Ankara’daki ‘Zeytin Nöbeti’ Sona Erdi
Zeytinlik alanların madencilik faaliyetlerine açılmasını öngören yasa teklifine karşı çıkan ve Türkiye’nin çeşitli illerinden başkente gelen köylüler, 3 Temmuz’da TBMM yakınındaki Cemal Süreya Parkı’nda başlattıkları “zeytin nöbeti” eylemlerini sonlandırdı. Ayrancı ve Ankara halkına teşekkürlerini sunan köylülere, nöbetin son gününde CHP Ankara İl Kadın Kolları Başkanı Ayça Çağlar ve CHP İlçe Kadın Kolları da destek verdi.
“Umudumuza Zarar Veremeyeceksiniz”
Protestocu köylüler adına bir konuşma yapan Esra Işık, kararlılıklarını şu sözlerle dile getirdi: “Umudumuza ve dayanışmamıza zarar veremeyeceksiniz demek için buradayız.” Işık’ın annesi Necla Işık ise duygularını şöyle ifade etti:
“Bu davada ne kadar kararlı olduğumuzu ve vicdanlarına bir ses vermeye çalıştık… Olmayan vicdanlarına.

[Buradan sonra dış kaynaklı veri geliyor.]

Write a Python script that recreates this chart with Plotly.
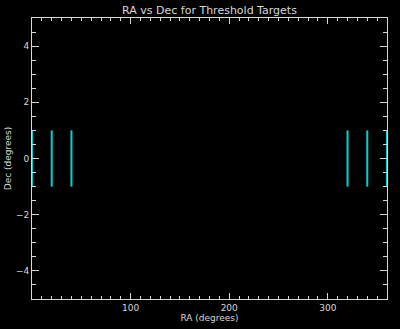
import plotly.graph_objects as go

# Data
ra = [0, 20, 40, 320, 340, 360]
dec_low = [-1, -1, -1, -1, -1, -1]
dec_high = [1, 1, 1, 1, 1, 1]

title = "RA vs Dec for Threshold Targets"
x_title = "RA (degrees)"
y_title = "Dec (degrees)"

xs, ys = [], []
for r, lo, hi in zip(ra, dec_low, dec_high):
    xs += [r, r, None]
    ys += [lo, hi, None]

fig = go.Figure()
fig.add_trace(go.Scatter(x=xs, y=ys, mode="lines",
                         line=dict(color="#00D2D2", width=2),
                         hoverinfo="skip", showlegend=False, cliponaxis=False))

fg = "#D8D8D8"
font = dict(family="DejaVu Sans", size=9, color=fg)

fig.update_layout(
    width=400, height=329,
    paper_bgcolor="black", plot_bgcolor="black",
    margin=dict(l=32, r=13, t=18, b=30, autoexpand=False),
    title=dict(text=title, x=0.5237, xanchor="center", y=0.982, yanchor="top",
               font=dict(family="DejaVu Sans", size=11, color=fg)),
    font=font,
    showlegend=False,
)

fig.update_xaxes(
    range=[0, 360], showgrid=False, zeroline=False, automargin=False,
    showline=True, linecolor=fg, linewidth=1, mirror="allticks",
    ticks="inside", ticklen=6, tickcolor=fg, tickwidth=1,
    tickmode="array", tickvals=[100, 200, 300], ticktext=["100", "200", "300"],
    minor=dict(ticks="inside", ticklen=3, tickcolor=fg, dtick=10, tick0=0, showgrid=False),
    title=dict(text=x_title, font=font, standoff=2),
    tickfont=font,
)
fig.update_yaxes(
    range=[-5, 5], showgrid=False, zeroline=False, automargin=False,
    showline=True, linecolor=fg, linewidth=1, mirror="allticks",
    ticks="inside", ticklen=7, tickcolor=fg, tickwidth=1,
    tickmode="array", tickvals=[-4, -2, 0, 2, 4], ticktext=["−4", "−2", "0", "2", "4"],
    minor=dict(ticks="inside", ticklen=4, tickcolor=fg, dtick=0.5, tick0=0, showgrid=False),
    title=dict(text=y_title, font=font, standoff=2),
    tickfont=font,
)

fig.write_html("out.html")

Çünkü vicdanlar bizimle buradaydı. Bu, AKP, MHP ve şirketlerin yasasıdır. Biz asla bu yasayı kabul etmiyoruz.”
Direnişe katılan bir başka köylü ise, “Atatürk’ün bize gösterdiği ilkelerden yürüyoruz. Biz sadece Muğla, Ege Bölgesi olarak gelmedik buraya. Çünkü Türkiye’nin her yeri talan ediliyor. Bu yasayı alın, başınıza çalın” şeklinde konuştu.
“Bir Daha Soma Yaşanmaması İçin Mücadele Edeceğiz”
Eyleme destek veren bir ziraat mühendisi, Soma’da yaşanan maden faciasına dikkat çekerek Muğla’da da benzer olayların yaşanmasından endişe duyduğunu belirtti:
“Yaklaşık 25 yıldır AK Parti iktidarı köylünün elinde olanı biteni aldı. Mecliste, bizim güya derdimizin zeytin olmadığını söylediler. Bir ziraat mühendisi olarak kendi meslektaşlarımın para karşılığı bin yıllık, iki bin yıllık zeytin ağaçlarına, taşınamayacağını bildikleri halde ‘taşınabilir’ demelerinden utandım. Ben İzmir Kınık’tan geliyorum. 301 Soma işçisinin madenlerde yaşamını kaybettiği sürece tanık oldum. Soma’da olan Muğla’da da olacak. Önce topraklarımızı alırlar, sonra madene sokarlar ve o madende de bizi böcek gibi öldürürler. Biz bir daha Soma yaşanmaması için mücadele edeceğiz.”
“Biz Bu Topraklar İçin Ölmeye Hazırız, Sen Hazır Mısın?”
Akbelen’deki mücadeleyi hatırlatan bir başka vatandaş ise eski Sanayi ve Teknoloji Bakanı Mustafa Varank’a seslenerek meydan okudu:
“Haksız olduklarının farkındalar ve bu yüzden bize hiçbir şey yapamadılar, korkmuyoruz. Biz topraklarımıza sahip çıktığımızda karşımıza dikiliyorlar, bunu Akbelen’de de yaşadık. Sayın Varank’a sesleniyorum, geçen sefer bin tane jandarma, bir köye 5 tane toma gönderdin. Gönder, iki bin tane gönder, kendin gel yüreğin varsa, biz bu topraklar için ölmeye hazırız. Sen hazır mısın?“
Yasa teklifinin kanunlaşmasının ardından nöbetlerini tamamlayan köylüler, mücadelenin bitmediğini, aksine yeni başladığını şu sözlerle duyurdu: “Bu sadece başlangıçtı bizim için, bundan sonra mücadelemiz asıl köylerde, ormanlarda devam edecek. Biz, köylünün milletin efendisi olduğunu, şirketlerin köylüsü olmadığını bundan sonraki mücadelede göstereceğiz.”